— begin —

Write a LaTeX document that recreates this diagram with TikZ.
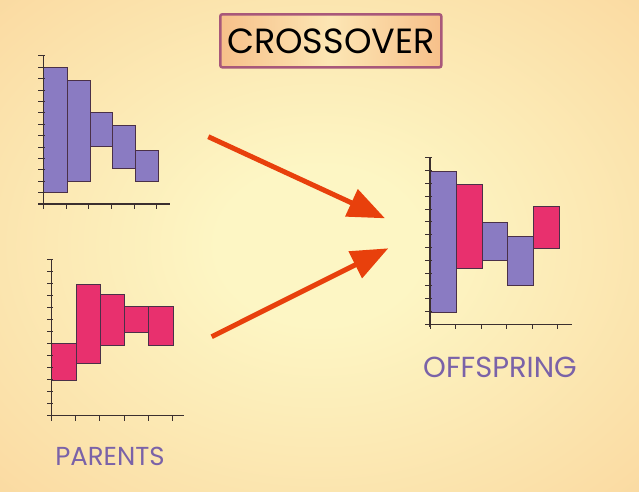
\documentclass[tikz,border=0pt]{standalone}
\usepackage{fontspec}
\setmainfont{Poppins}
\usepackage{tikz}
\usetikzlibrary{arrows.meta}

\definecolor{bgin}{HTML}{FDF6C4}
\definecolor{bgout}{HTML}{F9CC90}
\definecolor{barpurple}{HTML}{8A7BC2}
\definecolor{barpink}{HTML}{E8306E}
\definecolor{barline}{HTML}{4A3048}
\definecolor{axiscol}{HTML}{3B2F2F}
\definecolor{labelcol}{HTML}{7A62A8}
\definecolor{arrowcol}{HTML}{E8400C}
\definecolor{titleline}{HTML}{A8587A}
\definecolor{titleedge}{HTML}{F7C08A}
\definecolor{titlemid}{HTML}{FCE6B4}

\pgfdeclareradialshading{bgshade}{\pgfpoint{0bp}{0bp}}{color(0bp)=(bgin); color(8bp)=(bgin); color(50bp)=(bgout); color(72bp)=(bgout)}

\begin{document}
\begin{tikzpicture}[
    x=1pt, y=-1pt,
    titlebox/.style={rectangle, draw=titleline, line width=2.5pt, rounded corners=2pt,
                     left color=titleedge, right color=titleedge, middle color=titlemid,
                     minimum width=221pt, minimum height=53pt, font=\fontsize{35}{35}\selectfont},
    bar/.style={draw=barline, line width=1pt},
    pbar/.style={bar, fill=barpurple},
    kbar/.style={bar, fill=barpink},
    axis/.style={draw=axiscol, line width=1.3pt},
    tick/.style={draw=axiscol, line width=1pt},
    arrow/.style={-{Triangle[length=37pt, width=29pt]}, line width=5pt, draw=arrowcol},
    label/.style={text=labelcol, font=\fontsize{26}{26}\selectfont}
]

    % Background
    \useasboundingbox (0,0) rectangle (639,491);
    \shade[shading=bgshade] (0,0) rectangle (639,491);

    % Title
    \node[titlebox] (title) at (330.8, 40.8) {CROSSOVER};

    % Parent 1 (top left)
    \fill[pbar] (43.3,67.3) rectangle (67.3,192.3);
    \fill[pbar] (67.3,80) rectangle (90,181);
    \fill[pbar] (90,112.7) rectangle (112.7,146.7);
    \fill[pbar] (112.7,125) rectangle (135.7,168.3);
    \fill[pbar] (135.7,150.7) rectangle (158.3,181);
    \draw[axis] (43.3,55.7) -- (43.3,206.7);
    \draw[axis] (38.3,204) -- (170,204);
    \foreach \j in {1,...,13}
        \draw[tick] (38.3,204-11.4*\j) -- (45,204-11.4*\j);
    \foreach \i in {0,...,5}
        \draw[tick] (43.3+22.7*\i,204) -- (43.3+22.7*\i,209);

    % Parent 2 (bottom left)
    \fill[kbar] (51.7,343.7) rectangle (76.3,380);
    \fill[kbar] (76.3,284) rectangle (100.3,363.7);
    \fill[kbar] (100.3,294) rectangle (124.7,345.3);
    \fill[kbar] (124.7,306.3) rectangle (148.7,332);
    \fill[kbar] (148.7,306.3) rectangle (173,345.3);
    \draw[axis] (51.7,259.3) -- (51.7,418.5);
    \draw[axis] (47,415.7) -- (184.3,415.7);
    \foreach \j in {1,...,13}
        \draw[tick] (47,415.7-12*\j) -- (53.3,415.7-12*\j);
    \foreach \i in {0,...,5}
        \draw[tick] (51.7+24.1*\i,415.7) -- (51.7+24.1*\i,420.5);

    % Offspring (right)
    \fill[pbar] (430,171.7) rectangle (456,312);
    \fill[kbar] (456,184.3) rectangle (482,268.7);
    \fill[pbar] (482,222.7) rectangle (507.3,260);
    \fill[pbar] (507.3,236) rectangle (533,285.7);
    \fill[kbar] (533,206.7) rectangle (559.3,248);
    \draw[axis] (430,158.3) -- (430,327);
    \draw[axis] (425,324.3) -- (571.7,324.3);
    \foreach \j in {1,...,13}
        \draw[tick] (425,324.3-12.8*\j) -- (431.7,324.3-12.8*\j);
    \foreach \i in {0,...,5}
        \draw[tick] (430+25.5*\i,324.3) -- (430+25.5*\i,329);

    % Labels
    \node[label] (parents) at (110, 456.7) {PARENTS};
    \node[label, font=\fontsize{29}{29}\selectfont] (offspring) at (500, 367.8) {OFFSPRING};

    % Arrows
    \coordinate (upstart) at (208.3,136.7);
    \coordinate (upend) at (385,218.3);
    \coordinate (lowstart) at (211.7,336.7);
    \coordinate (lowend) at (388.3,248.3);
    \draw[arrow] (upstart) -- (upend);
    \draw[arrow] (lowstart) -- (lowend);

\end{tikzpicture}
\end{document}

— end —

__Aim of the task__:
Pictures are to be left out; repeat all the remaining data exactly.

__The response__:
Write a LaTeX document that recreates this diagram with TikZ.
\documentclass[tikz,border=0pt]{standalone}
\usepackage{fontspec}
\setmainfont{Poppins}
\usepackage{tikz}
\usetikzlibrary{arrows.meta}

\definecolor{bgin}{HTML}{FDF6C4}
\definecolor{bgout}{HTML}{F9CC90}
\definecolor{barpurple}{HTML}{8A7BC2}
\definecolor{barpink}{HTML}{E8306E}
\definecolor{barline}{HTML}{4A3048}
\definecolor{axiscol}{HTML}{3B2F2F}
\definecolor{labelcol}{HTML}{7A62A8}
\definecolor{arrowcol}{HTML}{E8400C}
\definecolor{titleline}{HTML}{A8587A}
\definecolor{titleedge}{HTML}{F7C08A}
\definecolor{titlemid}{HTML}{FCE6B4}

\pgfdeclareradialshading{bgshade}{\pgfpoint{0bp}{0bp}}{color(0bp)=(bgin); color(8bp)=(bgin); color(50bp)=(bgout); color(72bp)=(bgout)}

\begin{document}
\begin{tikzpicture}[
    x=1pt, y=-1pt,
    titlebox/.style={rectangle, draw=titleline, line width=2.5pt, rounded corners=2pt,
                     left color=titleedge, right color=titleedge, middle color=titlemid,
                     minimum width=221pt, minimum height=53pt, font=\fontsize{35}{35}\selectfont},
    bar/.style={draw=barline, line width=1pt},
    pbar/.style={bar, fill=barpurple},
    kbar/.style={bar, fill=barpink},
    axis/.style={draw=axiscol, line width=1.3pt},
    tick/.style={draw=axiscol, line width=1pt},
    arrow/.style={-{Triangle[length=37pt, width=29pt]}, line width=5pt, draw=arrowcol},
    label/.style={text=labelcol, font=\fontsize{26}{26}\selectfont}
]

    % Background
    \useasboundingbox (0,0) rectangle (639,491);
    \shade[shading=bgshade] (0,0) rectangle (639,491);

    % Title
    \node[titlebox] (title) at (330.8, 40.8) {CROSSOVER};

    % Parent 1 (top left)
    \fill[pbar] (43.3,67.3) rectangle (67.3,192.3);
    \fill[pbar] (67.3,80) rectangle (90,181);
    \fill[pbar] (90,112.7) rectangle (112.7,146.7);
    \fill[pbar] (112.7,125) rectangle (135.7,168.3);
    \fill[pbar] (135.7,150.7) rectangle (158.3,181);
    \draw[axis] (43.3,55.7) -- (43.3,206.7);
    \draw[axis] (38.3,204) -- (170,204);
    \foreach \j in {1,...,13}
        \draw[tick] (38.3,204-11.4*\j) -- (45,204-11.4*\j);
    \foreach \i in {0,...,5}
        \draw[tick] (43.3+22.7*\i,204) -- (43.3+22.7*\i,209);

    % Parent 2 (bottom left)
    \fill[kbar] (51.7,343.7) rectangle (76.3,380);
    \fill[kbar] (76.3,284) rectangle (100.3,363.7);
    \fill[kbar] (100.3,294) rectangle (124.7,345.3);
    \fill[kbar] (124.7,306.3) rectangle (148.7,332);
    \fill[kbar] (148.7,306.3) rectangle (173,345.3);
    \draw[axis] (51.7,259.3) -- (51.7,418.5);
    \draw[axis] (47,415.7) -- (184.3,415.7);
    \foreach \j in {1,...,13}
        \draw[tick] (47,415.7-12*\j) -- (53.3,415.7-12*\j);
    \foreach \i in {0,...,5}
        \draw[tick] (51.7+24.1*\i,415.7) -- (51.7+24.1*\i,420.5);

    % Offspring (right)
    \fill[pbar] (430,171.7) rectangle (456,312);
    \fill[kbar] (456,184.3) rectangle (482,268.7);
    \fill[pbar] (482,222.7) rectangle (507.3,260);
    \fill[pbar] (507.3,236) rectangle (533,285.7);
    \fill[kbar] (533,206.7) rectangle (559.3,248);
    \draw[axis] (430,158.3) -- (430,327);
    \draw[axis] (425,324.3) -- (571.7,324.3);
    \foreach \j in {1,...,13}
        \draw[tick] (425,324.3-12.8*\j) -- (431.7,324.3-12.8*\j);
    \foreach \i in {0,...,5}
        \draw[tick] (430+25.5*\i,324.3) -- (430+25.5*\i,329);

    % Labels
    \node[label] (parents) at (110, 456.7) {PARENTS};
    \node[label, font=\fontsize{29}{29}\selectfont] (offspring) at (500, 367.8) {OFFSPRING};

    % Arrows
    \coordinate (upstart) at (208.3,136.7);
    \coordinate (upend) at (385,218.3);
    \coordinate (lowstart) at (211.7,336.7);
    \coordinate (lowend) at (388.3,248.3);
    \draw[arrow] (upstart) -- (upend);
    \draw[arrow] (lowstart) -- (lowend);

\end{tikzpicture}
\end{document}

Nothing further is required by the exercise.